Distopie
Walter Porcedda |
gli STATI GENERALI |
12/10/2023
“Odradek”, il titolo dell’ultimo lavoro di Menoventi richiama alla memoria il personaggio del racconto “Il cruccio del padre di famiglia” di Franz Kafka che fa parte della raccolta “Un medico in famiglia”. Wikipedia dice che nel racconto di Kafka l’Odradek è descritto come “un essere con una forma apparentemente priva di senso, anche se completa. L’etimologia del termine è di dubbia provenienza slava o tedesca, in ogni caso non avrebbe significato. Il padre di famiglia racconta che l’Odradek appare e scompare, si trasferisce in altre case e dopo qualche tempo torna nella sua proprietà. A questo essere non possono essere poste domande difficili, e anche se non crea nessun intralcio, il padre di famiglia è addolorato dall’idea che l’Odradek possa sopravvivere dopo la sua dipartita, visto che l’essere, diversamente dagli oggetti, non ha uno scopo e quindi non ha mai usura”.
Descrizione efficace perché in qualche modo coglie una delle peculiarità del racconto minimal ma denso di significato messo in scena dai Menoventi, da un’idea di Consuelo Battiston e Gianni Farina autore anche di drammaturgia, regia e luci, mentre le musiche sono di Andrea Gianessi e le scene di Andrea Montesi e Gianni Farina.

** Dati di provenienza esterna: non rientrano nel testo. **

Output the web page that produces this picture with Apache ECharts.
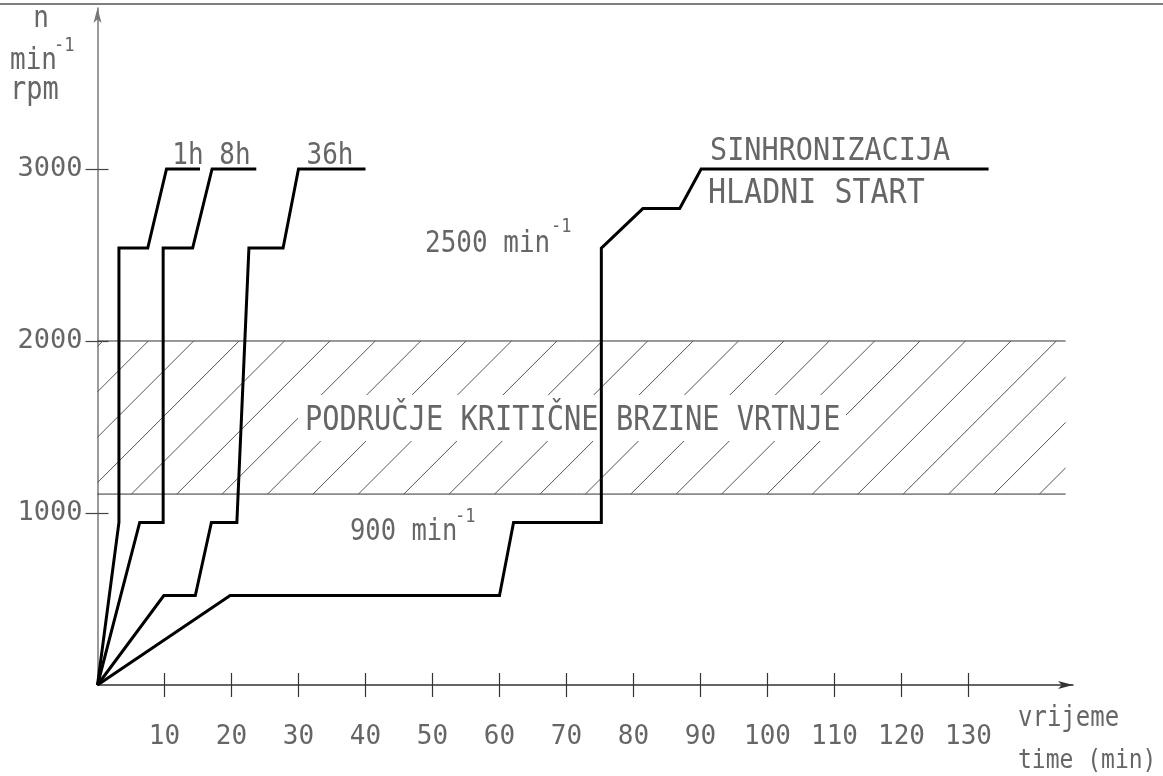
<!DOCTYPE html>
<html lang="hr">
<head>
<meta charset="UTF-8">
<title>Brzina vrtnje / vrijeme</title>
<script src="https://cdn.jsdelivr.net/npm/echarts@6/dist/echarts.min.js"></script>
<style>
  html, body { margin: 0; padding: 0; background: #fff; }
  #main { width: 1163px; height: 776px; }
</style>
</head>
<body>
<div id="main"></div>
<script>
// vrijeme (min) i brzina vrtnje (min^-1) za svako pokretanje
const t1h = [0, 3.2, 3.2, 7.5, 10.3, 15.3];
const n1h = [0, 945, 2540, 2540, 3000, 3000];
const t8h = [0, 6.3, 9.8, 9.8, 14.2, 17.1, 23.7];
const n8h = [0, 945, 945, 2540, 2540, 3000, 3000];
const t36h = [0, 9.9, 14.6, 17.0, 20.8, 22.6, 27.7, 30.0, 40.0];
const n36h = [0, 520, 520, 945, 945, 2540, 2540, 3000, 3000];
const tCold = [0, 19.8, 60.0, 62.1, 75.2, 75.2, 81.4, 86.9, 90.1, 133.0];
const nCold = [0, 520, 520, 945, 945, 2540, 2770, 2770, 3000, 3000];

const xTicks = [10, 20, 30, 40, 50, 60, 70, 80, 90, 100, 110, 120, 130];
const yTicks = [1000, 2000, 3000];
const criticalBand = [1110, 2000]; // područje kritične brzine vrtnje
const bandEnd = 144.5;
const xMax = 145.6;
const yMax = 3936;

const FONT = '"DejaVu Sans Mono", monospace';
const TXT = '#666';

function pairs(xs, ys) {
  return xs.map((x, i) => [x, ys[i]]);
}

function lineSeries(name, xs, ys) {
  return {
    name: name,
    type: 'line',
    z: 5,
    data: pairs(xs, ys),
    showSymbol: false,
    symbol: 'none',
    silent: true,
    lineStyle: { color: '#000', width: 3, join: 'miter', cap: 'butt' }
  };
}

function txt(text, x, y, size, align, sy) {
  return {
    type: 'text', x: x, y: y, z: 10, silent: true,
    scaleY: sy || 1.15,
    style: {
      text: text, fill: TXT, fontFamily: FONT, fontSize: size,
      textAlign: align || 'left', textVerticalAlign: 'middle'
    }
  };
}

let myChart = echarts.init(document.getElementById('main'));

const option = {
  backgroundColor: '#fff',
  animation: false,
  grid: { left: 97.5, right: 90, top: 8, bottom: 91 },
  xAxis: [{
    type: 'value', min: 0, max: xMax,
    axisLine: { show: true, onZero: false, symbol: ['none', 'arrow'], symbolSize: [6, 15],
      lineStyle: { color: '#333', width: 1.5 } },
    axisTick: { show: true, customValues: xTicks, length: 12, lineStyle: { color: '#333', width: 1.2 } },
    axisLabel: { customValues: xTicks, margin: 39, fontFamily: FONT, fontSize: 26, color: TXT },
    splitLine: { show: false }
  }, {
    type: 'value', min: 0, max: xMax, position: 'bottom',
    axisLine: { show: false },
    axisTick: { show: true, inside: true, customValues: xTicks, length: 12, lineStyle: { color: '#333', width: 1.2 } },
    axisLabel: { show: false },
    splitLine: { show: false }
  }],
  yAxis: [{
    type: 'value', min: 0, max: yMax,
    axisLine: { show: true, onZero: false, symbol: ['none', 'arrow'], symbolSize: [6, 15],
      lineStyle: { color: '#777', width: 1.5 } },
    axisTick: { show: true, customValues: yTicks, length: 12, lineStyle: { color: '#444', width: 1.2 } },
    axisLabel: { customValues: yTicks, margin: 15, fontFamily: FONT, fontSize: 27, color: TXT,
      formatter: v => String(v) },
    splitLine: { show: false }
  }, {
    type: 'value', min: 0, max: yMax, position: 'left',
    axisLine: { show: false },
    axisTick: { show: true, inside: true, customValues: yTicks, length: 11, lineStyle: { color: '#444', width: 1.2 } },
    axisLabel: { show: false },
    splitLine: { show: false }
  }],
  graphic: [
    { type: 'line', z: 10, shape: { x1: 0, y1: 4, x2: 1163, y2: 4 }, style: { stroke: '#555', lineWidth: 1.5 } },
    txt('n', 41, 19, 26, 'center'),
    txt('min', 10, 61, 26),
    txt('-1', 54, 46, 17),
    txt('rpm', 10, 91, 27),
    txt('1h', 188, 156, 26, 'center'),
    txt('8h', 235, 156, 26, 'center'),
    txt('36h', 330, 156, 26, 'center'),
    txt('SINHRONIZACIJA', 710, 151, 28.5),
    txt('HLADNI START', 708, 194, 30),
    txt('2500 min', 425, 244, 26),
    txt('-1', 551, 227, 17),
    txt('900 min', 350, 532, 25.5),
    txt('-1', 455, 517, 17),
    { type: 'rect', z: 2, silent: true, shape: { x: 298, y: 395, width: 548, height: 46 }, style: { fill: '#fff' } },
    txt('PODRUČJE KRITIČNE BRZINE VRTNJE', 305, 421, 28.7),
    txt('vrijeme', 1018, 719, 24),
    txt('time (min)', 1018, 761, 23)
  ],
  series: [
    {
      type: 'custom',
      z: 1,
      silent: true,
      data: [[0, bandEnd, criticalBand[0], criticalBand[1]]],
      encode: { x: [0, 1], y: [2, 3] },
      renderItem: function (params, api) {
        const a = api.coord([api.value(0), api.value(3)]);
        const b = api.coord([api.value(1), api.value(2)]);
        const xl = a[0], yt = a[1], xr = b[0], yb = b[1];
        const gap = 45.4, phase = 5.4;
        const children = [
          { type: 'line', shape: { x1: xl, y1: yt, x2: xr, y2: yt }, style: { stroke: '#333', lineWidth: 1 } },
          { type: 'line', shape: { x1: xl, y1: yb, x2: xr, y2: yb }, style: { stroke: '#333', lineWidth: 1 } }
        ];
        // šrafura pod 45°: x + y = c
        for (let xTop = xl + phase; xTop - (yb - yt) < xr; xTop += gap) {
          const c = xTop + yt;
          const xs = Math.max(xl, c - yb);
          const xe = Math.min(xr, c - yt);
          if (xe <= xs) continue;
          children.push({
            type: 'line',
            shape: { x1: xs, y1: c - xs, x2: xe, y2: c - xe },
            style: { stroke: '#555', lineWidth: 1 }
          });
        }
        return { type: 'group', children: children };
      }
    },
    lineSeries('1h', t1h, n1h),
    lineSeries('8h', t8h, n8h),
    lineSeries('36h', t36h, n36h),
    lineSeries('hladni start', tCold, nCold)
  ]
};

myChart.setOption(option);
</script>
</body>
</html>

Anticipa cioè quella che i Menoventi definiscono come “l’innocenza inconsapevole della vita odierna, ovvero l’incapacità di avvertire il peso della responsabilità del proprio agire”. A volte questa “s’incrina e lascia filtrare i sintomi di un’angoscia singolare, insolita come un’ombra cupa”. Questo è ad esempio “il sentimento di insensatezza della propria esistenza” che si insinua in M. la protagonista femminile della pièce: cioè Consuelo Battiston che, assieme a Francesco Pennacchia, forma
un perfetto duo di attori calati in un surreale tête-à-tête dentro uno dei più intriganti spettacoli della stagione. Un vero guazzabuglio scenico e linguistico che solletica, in una generale situazione di apparente no sense, raffinate riflessioni filosofiche, rimandi e citazioni. Tutto senza perdere il “gancio” con l’attualità. Anzi. La pièce è infatti una formidabile finestra aperta sul distopico che esiste nascosto
nelle trame della nostra società contemporanea. Tutto accade apparentemente con ordine logico: la consegna a casa o anche delivery.
“Odradek” infatti è un marchio come quelli che si sono affermati nei giorni del lockdown: i vari Glovo, Deliveroo e Just Eat, etc.. Consegna a domicilio. Non solo food, ma “portiamo il mondo a casa tua”. Anzi, le consegne precedono gli ordini, indovinando ed esaudendo magari un non espresso desiderio, anche prima che questo venga enunciato e reso pubblico. Così accade pure nell’innamoramento della coppia.
Tutto è inserito in uno schema logico e ripetitivo che inizia con uno squillo di campanello. La casa appunto. Il piccolo flat di M. -un’aria di ragazza anni sessanta con la coda di cavallo e abito curiosamente demodèe, longuette bianco con vistosa cinta rossa- ha le pareti tinte in rosso e blu compatti, un sofà rosso al centro, dove potresti anche essere risucchiato al suo interno, un tavolino e una televisione
orwelliana che trasmette programmi incomprensibili e dialoga come fosse un Grande Fratello. Il campanello suona e alla porta c’è il corriere di Odradek. La lampadina fa partire una sorta di corto circuito per cui si sentono strani rumori provenienti dalla televisione mentre la luce diventa intermittente. Un fatto che si ripete ogni volta che suona il campanello. E’ una girandola di pacchi in arrivo sempre più
grandi e dei quali non si conosce il mittente. Simile a “Gli Universi di Moran” di Vittorio Catani dove ogni passaggio da un universo all’altro è come un attraversamento di specchi. Salvo poi che avvengano slittamenti progressivi nella conoscenza e così nella percezione dello spazio. Accadono così micro rotture come i calici che esplodono all’improvviso o le lampadine che parlano… piccoli e ironici coup de theatre
sulla soglia di una comicità misurata con al fondo l’imbarazzato nervosismo di non comprendere. E’ come stare dentro un labirinto di cui le porte d’uscita appaiono e scompaiono in breve tempo. Quello che si immagina è magari una illusione. O come accade nel romanzo di Philip Dick “Tempo fuori luogo” sono una serie di impercettibili scarti dove il tempo viaggia a velocità variabile. Una condizione che però
provoca qui e là delle falle dove è possibile entrare e uscire. Tempi alterati, l’utopia di una vita e una relazione normale in una serie di affascinanti foto d’ambiente rubate a qualche quadro di Edward Hopper.